**Data section:**
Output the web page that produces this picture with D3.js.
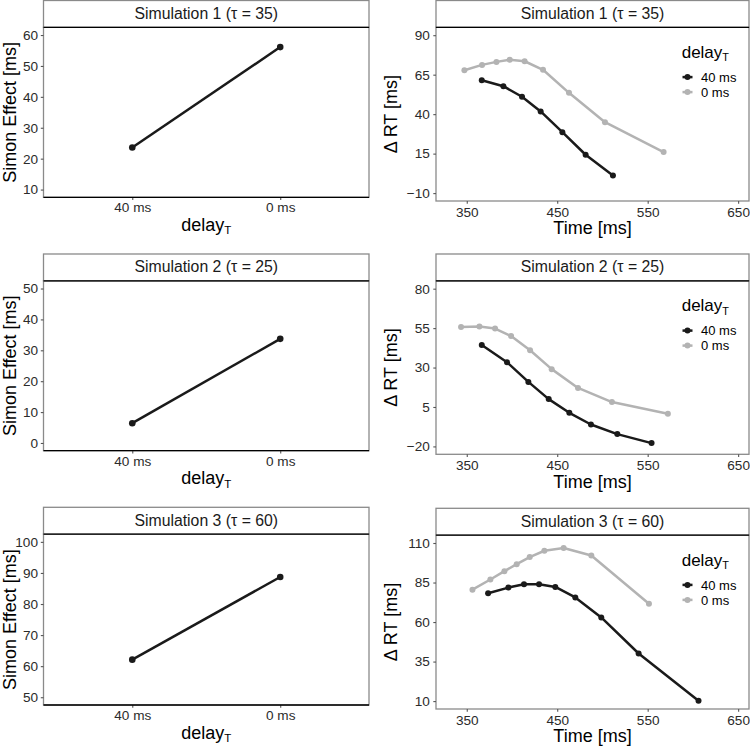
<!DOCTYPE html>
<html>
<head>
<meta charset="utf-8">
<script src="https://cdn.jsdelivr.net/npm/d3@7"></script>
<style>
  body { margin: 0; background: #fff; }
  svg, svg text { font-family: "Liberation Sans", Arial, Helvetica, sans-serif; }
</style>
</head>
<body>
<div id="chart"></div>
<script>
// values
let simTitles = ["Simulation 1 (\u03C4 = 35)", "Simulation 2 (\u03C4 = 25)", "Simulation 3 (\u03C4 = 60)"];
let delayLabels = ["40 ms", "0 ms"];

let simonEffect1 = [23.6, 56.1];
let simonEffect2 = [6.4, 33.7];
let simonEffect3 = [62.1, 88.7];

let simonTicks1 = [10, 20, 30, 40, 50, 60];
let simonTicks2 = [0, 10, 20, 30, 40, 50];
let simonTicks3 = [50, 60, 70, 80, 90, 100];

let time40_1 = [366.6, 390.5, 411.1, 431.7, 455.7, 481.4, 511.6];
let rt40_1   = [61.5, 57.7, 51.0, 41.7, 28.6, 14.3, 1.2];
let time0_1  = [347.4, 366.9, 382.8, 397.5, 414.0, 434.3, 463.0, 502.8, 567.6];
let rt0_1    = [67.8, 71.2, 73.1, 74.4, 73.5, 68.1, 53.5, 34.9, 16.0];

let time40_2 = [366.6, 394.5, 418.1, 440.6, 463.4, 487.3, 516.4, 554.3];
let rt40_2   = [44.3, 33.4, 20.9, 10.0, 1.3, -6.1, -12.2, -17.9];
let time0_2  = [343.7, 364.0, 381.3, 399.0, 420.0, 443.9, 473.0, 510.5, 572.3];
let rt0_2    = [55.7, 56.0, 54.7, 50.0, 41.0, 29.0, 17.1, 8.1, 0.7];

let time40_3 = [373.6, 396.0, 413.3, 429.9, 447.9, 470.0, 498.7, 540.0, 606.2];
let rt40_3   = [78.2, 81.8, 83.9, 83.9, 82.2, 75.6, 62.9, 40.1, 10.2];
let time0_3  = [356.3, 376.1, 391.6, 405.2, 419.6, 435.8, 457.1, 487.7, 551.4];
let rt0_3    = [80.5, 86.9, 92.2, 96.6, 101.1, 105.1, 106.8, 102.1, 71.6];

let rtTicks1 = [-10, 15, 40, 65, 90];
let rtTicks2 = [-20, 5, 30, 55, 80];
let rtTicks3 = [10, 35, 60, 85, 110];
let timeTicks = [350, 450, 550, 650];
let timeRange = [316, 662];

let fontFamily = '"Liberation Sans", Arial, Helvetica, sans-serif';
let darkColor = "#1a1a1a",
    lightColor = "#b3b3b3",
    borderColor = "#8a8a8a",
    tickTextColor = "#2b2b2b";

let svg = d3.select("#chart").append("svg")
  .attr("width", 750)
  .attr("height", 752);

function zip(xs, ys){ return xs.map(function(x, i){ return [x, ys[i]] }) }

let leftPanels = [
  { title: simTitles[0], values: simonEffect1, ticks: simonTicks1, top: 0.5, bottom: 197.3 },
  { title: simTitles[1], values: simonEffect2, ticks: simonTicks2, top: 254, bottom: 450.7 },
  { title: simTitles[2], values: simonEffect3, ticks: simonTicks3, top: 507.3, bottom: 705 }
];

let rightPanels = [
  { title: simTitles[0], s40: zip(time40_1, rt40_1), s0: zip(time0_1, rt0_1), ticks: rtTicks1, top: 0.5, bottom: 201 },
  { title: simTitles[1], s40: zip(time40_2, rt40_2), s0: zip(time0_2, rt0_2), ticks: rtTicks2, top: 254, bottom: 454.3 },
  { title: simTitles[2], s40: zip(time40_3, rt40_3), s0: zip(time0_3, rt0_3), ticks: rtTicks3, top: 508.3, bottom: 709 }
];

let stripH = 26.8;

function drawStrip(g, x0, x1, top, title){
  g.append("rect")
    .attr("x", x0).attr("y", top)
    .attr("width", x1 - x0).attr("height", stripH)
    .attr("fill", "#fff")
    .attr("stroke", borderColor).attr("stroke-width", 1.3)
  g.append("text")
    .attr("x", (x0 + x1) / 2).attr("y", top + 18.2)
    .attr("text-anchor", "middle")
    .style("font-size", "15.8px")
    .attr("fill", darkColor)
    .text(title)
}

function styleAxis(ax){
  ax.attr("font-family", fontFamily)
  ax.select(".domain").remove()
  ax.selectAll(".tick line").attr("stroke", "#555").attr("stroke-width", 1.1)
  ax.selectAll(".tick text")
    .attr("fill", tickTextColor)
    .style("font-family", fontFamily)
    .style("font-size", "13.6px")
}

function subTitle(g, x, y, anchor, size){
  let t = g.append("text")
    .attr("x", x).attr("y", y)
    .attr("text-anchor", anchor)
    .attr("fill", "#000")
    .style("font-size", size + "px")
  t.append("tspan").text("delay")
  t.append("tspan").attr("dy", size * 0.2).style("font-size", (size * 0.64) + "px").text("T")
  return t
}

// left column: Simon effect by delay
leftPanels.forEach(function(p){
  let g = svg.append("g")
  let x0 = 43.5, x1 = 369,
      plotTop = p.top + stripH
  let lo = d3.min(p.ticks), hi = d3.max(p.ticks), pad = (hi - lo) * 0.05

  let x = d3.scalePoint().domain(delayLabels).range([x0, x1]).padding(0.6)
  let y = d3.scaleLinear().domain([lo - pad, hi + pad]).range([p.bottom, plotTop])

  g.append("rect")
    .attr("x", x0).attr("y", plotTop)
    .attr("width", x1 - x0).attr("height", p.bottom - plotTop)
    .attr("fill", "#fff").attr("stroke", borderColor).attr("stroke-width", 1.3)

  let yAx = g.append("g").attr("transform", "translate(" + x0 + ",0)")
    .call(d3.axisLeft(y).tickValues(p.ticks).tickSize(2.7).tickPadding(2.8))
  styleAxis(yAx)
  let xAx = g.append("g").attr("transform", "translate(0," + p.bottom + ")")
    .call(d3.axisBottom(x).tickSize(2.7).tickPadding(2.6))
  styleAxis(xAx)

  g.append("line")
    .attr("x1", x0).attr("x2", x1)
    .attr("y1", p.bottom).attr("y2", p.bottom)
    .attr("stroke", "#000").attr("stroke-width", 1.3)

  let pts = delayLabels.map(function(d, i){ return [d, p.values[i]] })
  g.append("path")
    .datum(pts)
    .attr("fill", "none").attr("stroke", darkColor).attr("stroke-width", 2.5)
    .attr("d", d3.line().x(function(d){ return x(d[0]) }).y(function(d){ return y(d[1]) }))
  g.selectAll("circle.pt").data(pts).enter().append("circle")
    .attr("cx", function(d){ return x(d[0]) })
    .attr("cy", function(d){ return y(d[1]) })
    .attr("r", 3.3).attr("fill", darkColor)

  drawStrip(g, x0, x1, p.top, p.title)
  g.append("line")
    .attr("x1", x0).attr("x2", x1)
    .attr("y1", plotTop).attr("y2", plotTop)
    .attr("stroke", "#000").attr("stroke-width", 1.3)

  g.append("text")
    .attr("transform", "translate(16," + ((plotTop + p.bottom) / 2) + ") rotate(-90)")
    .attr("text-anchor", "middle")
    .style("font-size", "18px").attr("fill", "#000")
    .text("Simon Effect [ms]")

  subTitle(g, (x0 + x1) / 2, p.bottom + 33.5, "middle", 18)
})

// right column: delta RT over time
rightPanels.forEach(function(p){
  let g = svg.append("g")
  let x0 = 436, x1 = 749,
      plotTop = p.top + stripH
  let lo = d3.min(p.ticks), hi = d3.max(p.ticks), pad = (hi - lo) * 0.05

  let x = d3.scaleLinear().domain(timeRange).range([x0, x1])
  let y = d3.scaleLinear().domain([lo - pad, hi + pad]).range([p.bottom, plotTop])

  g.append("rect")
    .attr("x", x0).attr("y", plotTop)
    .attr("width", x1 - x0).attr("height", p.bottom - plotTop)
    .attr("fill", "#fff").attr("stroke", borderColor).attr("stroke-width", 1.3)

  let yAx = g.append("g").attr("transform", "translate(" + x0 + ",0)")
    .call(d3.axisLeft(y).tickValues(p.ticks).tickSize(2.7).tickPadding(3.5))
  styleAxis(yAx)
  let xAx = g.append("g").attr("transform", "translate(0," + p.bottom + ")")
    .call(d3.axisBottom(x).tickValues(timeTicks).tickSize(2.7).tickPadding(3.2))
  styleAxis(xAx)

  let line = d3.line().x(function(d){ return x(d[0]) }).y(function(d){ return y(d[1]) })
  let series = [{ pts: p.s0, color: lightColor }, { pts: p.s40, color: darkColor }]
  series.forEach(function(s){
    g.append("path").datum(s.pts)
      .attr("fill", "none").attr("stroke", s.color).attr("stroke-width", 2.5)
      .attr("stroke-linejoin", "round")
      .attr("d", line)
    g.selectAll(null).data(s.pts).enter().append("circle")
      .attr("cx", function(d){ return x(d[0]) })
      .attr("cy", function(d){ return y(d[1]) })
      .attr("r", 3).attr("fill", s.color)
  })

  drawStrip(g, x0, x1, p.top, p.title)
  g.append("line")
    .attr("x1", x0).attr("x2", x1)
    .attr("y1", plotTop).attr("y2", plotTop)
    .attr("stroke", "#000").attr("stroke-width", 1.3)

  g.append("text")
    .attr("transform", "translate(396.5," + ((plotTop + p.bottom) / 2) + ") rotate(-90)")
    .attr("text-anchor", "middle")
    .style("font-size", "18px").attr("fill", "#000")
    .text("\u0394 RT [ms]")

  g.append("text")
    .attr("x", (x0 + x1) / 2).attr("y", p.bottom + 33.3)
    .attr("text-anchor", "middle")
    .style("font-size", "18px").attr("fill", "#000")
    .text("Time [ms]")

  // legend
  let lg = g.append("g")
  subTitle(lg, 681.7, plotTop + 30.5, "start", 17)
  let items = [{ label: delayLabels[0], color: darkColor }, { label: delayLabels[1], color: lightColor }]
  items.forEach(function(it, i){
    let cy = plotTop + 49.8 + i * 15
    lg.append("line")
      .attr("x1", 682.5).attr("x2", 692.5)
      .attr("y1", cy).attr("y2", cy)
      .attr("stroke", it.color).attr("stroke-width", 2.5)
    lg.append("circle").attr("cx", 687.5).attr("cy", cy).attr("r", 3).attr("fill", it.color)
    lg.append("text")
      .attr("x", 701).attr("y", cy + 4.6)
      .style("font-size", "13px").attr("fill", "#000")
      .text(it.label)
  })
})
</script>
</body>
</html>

**Exercise description:**
Go from the first line of the listing to the line holding "let simonEffect3 = [62.1, 88.7];" and, please, transcribe those lines exactly, both included, with no pictures.

**Expected answer:**
Output the web page that produces this picture with D3.js.
<!DOCTYPE html>
<html>
<head>
<meta charset="utf-8">
<script src="https://cdn.jsdelivr.net/npm/d3@7"></script>
<style>
  body { margin: 0; background: #fff; }
  svg, svg text { font-family: "Liberation Sans", Arial, Helvetica, sans-serif; }
</style>
</head>
<body>
<div id="chart"></div>
<script>
// values
let simTitles = ["Simulation 1 (\u03C4 = 35)", "Simulation 2 (\u03C4 = 25)", "Simulation 3 (\u03C4 = 60)"];
let delayLabels = ["40 ms", "0 ms"];

let simonEffect1 = [23.6, 56.1];
let simonEffect2 = [6.4, 33.7];
let simonEffect3 = [62.1, 88.7];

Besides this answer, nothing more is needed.